Provided material

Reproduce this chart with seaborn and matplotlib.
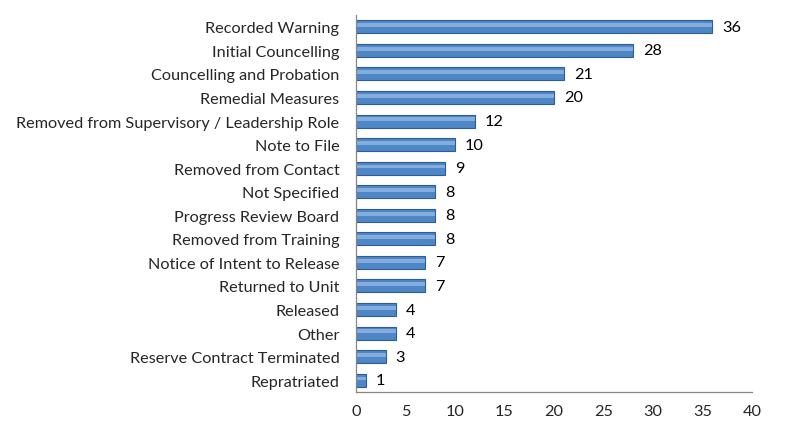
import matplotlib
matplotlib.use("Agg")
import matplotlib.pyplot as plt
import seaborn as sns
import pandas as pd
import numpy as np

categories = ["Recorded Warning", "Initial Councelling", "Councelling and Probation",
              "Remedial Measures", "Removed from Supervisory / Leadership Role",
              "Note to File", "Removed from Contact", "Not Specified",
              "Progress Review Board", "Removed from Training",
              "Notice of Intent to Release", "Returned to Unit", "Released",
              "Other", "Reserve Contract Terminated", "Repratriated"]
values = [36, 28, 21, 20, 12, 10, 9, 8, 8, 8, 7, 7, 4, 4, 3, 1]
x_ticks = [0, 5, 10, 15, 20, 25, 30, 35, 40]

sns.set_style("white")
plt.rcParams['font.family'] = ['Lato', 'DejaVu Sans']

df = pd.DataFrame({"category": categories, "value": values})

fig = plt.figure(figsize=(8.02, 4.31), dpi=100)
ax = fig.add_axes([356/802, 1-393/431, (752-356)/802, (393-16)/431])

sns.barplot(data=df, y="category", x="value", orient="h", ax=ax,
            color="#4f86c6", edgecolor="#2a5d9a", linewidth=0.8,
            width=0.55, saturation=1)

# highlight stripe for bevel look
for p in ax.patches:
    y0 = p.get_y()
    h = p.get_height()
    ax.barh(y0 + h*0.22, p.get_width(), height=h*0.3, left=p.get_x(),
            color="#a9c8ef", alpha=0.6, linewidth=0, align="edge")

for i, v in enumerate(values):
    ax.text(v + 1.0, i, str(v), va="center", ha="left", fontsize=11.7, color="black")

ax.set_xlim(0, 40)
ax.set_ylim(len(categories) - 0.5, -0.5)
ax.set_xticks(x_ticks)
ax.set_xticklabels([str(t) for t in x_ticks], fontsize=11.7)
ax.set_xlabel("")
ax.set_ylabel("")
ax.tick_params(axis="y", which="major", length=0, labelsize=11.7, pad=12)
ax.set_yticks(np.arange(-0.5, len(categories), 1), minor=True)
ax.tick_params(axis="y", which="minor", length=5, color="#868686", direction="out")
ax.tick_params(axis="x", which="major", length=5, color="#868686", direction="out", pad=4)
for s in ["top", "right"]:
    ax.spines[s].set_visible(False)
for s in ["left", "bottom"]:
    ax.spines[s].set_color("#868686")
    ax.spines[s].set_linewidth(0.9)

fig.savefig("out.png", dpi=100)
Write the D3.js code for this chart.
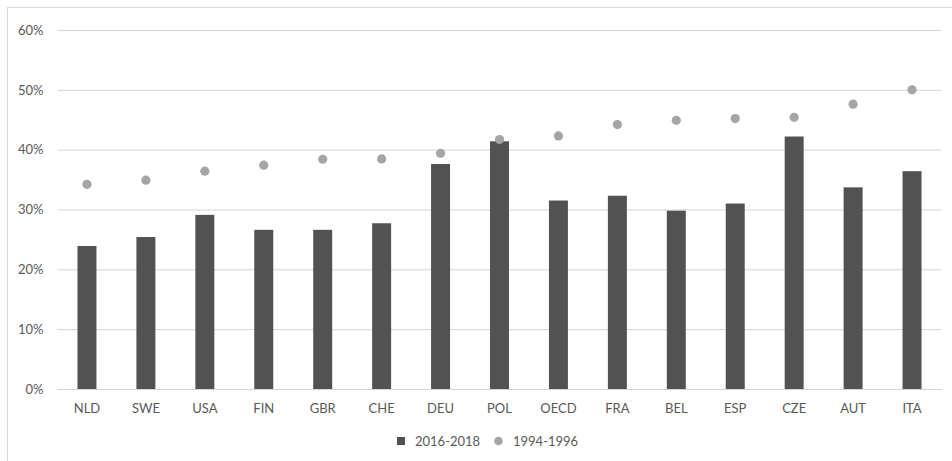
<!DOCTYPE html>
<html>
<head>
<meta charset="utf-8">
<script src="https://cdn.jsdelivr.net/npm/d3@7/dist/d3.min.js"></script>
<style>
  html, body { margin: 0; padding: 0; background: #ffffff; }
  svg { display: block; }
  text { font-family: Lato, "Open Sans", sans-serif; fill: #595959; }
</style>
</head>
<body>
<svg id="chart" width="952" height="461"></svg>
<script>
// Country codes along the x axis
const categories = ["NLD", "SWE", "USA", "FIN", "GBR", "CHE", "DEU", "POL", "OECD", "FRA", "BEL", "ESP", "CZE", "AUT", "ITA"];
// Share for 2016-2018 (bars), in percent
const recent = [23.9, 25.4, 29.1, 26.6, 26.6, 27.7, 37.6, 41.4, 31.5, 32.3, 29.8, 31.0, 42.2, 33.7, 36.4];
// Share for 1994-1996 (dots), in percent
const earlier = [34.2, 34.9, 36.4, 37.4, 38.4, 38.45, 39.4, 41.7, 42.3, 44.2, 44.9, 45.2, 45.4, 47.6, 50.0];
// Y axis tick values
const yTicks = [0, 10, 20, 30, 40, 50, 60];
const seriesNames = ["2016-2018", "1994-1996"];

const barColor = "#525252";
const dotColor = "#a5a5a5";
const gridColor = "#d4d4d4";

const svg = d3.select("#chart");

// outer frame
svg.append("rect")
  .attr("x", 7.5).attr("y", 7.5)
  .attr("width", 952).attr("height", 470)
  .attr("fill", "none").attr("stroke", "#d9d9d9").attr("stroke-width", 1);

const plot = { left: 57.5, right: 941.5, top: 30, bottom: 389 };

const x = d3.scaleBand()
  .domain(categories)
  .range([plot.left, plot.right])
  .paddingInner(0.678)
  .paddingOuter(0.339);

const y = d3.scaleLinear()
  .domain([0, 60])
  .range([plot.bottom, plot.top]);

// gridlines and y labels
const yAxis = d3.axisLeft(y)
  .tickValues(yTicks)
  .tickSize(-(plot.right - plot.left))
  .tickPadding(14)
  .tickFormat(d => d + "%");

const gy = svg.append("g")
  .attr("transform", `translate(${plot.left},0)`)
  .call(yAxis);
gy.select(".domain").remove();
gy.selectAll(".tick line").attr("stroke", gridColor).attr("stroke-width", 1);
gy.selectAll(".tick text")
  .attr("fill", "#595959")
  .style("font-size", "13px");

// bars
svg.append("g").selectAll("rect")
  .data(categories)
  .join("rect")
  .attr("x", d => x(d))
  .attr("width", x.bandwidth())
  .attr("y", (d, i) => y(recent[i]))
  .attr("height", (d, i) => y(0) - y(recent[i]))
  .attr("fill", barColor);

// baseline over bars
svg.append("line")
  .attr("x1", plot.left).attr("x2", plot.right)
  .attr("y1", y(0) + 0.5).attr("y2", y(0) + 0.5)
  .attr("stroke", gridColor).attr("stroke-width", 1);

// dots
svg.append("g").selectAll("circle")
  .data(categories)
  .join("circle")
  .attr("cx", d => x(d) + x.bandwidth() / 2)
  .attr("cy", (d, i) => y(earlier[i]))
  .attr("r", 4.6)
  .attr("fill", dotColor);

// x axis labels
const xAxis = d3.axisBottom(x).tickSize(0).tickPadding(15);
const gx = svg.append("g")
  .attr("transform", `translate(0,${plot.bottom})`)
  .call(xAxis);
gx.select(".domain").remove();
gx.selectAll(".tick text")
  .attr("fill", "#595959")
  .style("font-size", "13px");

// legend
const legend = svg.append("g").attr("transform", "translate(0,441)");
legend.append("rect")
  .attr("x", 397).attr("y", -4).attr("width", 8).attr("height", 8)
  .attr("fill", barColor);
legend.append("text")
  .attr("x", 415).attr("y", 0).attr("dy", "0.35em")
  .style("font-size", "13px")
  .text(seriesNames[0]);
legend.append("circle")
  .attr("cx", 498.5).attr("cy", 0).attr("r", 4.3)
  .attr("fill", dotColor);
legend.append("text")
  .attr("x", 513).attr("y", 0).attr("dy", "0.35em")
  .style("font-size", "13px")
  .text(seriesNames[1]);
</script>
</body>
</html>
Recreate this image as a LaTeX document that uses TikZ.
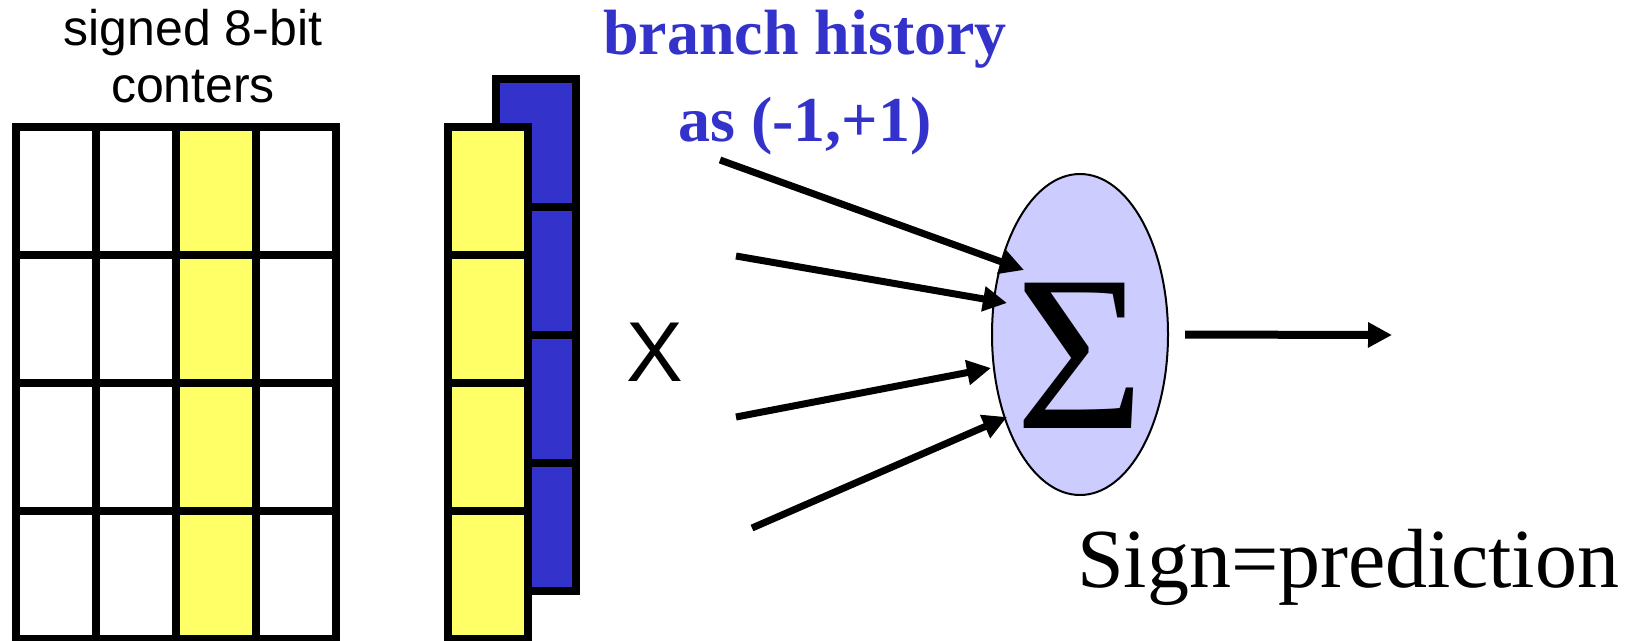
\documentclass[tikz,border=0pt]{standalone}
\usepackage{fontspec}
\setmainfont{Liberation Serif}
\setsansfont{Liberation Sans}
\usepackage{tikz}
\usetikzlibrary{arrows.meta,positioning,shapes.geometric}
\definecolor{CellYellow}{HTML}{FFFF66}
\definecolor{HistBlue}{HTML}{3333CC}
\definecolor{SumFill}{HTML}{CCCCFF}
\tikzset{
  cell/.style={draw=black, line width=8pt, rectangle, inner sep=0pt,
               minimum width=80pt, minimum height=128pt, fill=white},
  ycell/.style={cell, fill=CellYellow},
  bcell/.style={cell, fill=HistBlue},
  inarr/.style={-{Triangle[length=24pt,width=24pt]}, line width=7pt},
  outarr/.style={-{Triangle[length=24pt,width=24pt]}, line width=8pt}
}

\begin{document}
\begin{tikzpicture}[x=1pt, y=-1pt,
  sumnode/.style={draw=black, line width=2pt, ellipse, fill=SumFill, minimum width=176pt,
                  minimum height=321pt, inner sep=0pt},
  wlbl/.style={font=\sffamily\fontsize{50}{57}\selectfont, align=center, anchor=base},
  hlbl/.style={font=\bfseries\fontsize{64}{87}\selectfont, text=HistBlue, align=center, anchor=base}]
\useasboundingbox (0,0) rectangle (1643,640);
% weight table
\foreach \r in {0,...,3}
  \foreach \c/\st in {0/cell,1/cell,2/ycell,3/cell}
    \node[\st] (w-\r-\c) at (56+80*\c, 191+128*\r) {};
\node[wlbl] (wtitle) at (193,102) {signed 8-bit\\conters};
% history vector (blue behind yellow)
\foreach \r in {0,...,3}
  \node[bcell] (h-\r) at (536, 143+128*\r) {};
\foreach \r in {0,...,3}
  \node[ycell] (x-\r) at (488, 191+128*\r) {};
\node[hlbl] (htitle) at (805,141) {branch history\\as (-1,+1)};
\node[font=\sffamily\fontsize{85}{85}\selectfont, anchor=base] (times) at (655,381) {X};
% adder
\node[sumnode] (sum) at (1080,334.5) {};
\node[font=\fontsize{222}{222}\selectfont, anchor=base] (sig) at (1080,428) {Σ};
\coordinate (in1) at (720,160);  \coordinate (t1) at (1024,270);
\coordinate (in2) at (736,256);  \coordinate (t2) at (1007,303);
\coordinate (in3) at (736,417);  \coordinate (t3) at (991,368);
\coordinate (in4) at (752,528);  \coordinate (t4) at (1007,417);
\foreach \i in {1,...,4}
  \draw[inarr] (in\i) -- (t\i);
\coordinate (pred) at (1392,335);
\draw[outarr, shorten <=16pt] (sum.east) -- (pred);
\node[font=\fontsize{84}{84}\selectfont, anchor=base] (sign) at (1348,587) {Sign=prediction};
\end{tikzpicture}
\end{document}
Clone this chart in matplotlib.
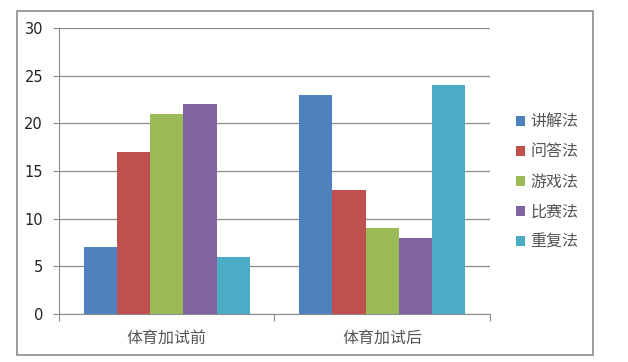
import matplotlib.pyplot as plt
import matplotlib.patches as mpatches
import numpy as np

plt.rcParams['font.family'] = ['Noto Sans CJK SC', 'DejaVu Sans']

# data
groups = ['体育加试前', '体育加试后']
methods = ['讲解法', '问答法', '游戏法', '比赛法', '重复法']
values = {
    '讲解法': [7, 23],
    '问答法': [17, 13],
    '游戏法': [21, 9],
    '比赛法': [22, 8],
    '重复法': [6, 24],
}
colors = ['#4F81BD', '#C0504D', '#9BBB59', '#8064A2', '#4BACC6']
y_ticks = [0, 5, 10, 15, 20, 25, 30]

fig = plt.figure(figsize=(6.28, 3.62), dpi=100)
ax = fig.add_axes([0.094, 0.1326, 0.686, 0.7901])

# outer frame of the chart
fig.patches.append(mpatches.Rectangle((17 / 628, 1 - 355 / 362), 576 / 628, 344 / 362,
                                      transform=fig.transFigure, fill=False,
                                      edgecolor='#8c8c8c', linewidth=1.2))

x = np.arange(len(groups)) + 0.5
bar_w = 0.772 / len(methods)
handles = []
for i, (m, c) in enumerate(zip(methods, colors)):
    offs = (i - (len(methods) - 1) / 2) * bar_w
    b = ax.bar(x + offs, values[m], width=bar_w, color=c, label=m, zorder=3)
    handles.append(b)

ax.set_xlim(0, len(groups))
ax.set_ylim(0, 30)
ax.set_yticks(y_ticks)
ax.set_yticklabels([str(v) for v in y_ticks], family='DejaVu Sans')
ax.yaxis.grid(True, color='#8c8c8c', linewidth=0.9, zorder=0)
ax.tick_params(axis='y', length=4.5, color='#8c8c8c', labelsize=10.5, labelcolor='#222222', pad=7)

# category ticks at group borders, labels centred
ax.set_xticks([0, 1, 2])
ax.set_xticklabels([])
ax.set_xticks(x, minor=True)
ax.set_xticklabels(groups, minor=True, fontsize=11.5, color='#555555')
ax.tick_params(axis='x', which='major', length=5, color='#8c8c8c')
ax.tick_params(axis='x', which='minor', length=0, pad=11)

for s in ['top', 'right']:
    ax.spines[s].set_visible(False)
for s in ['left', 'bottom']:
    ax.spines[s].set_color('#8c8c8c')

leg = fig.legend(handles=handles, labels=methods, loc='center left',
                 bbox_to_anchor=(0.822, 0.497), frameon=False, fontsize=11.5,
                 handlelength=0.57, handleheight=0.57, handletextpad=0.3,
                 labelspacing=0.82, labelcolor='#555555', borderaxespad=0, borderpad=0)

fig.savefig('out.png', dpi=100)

Objective
Pictures do not belong in the copy. Repeat only the lines from the top of the records through the line containing "1-393/431, (752-356)/802, (393-16)/431])".

Task solution
Reproduce this chart with seaborn and matplotlib.
import matplotlib
matplotlib.use("Agg")
import matplotlib.pyplot as plt
import seaborn as sns
import pandas as pd
import numpy as np

categories = ["Recorded Warning", "Initial Councelling", "Councelling and Probation",
              "Remedial Measures", "Removed from Supervisory / Leadership Role",
              "Note to File", "Removed from Contact", "Not Specified",
              "Progress Review Board", "Removed from Training",
              "Notice of Intent to Release", "Returned to Unit", "Released",
              "Other", "Reserve Contract Terminated", "Repratriated"]
values = [36, 28, 21, 20, 12, 10, 9, 8, 8, 8, 7, 7, 4, 4, 3, 1]
x_ticks = [0, 5, 10, 15, 20, 25, 30, 35, 40]

sns.set_style("white")
plt.rcParams['font.family'] = ['Lato', 'DejaVu Sans']

df = pd.DataFrame({"category": categories, "value": values})

fig = plt.figure(figsize=(8.02, 4.31), dpi=100)
ax = fig.add_axes([356/802, 1-393/431, (752-356)/802, (393-16)/431])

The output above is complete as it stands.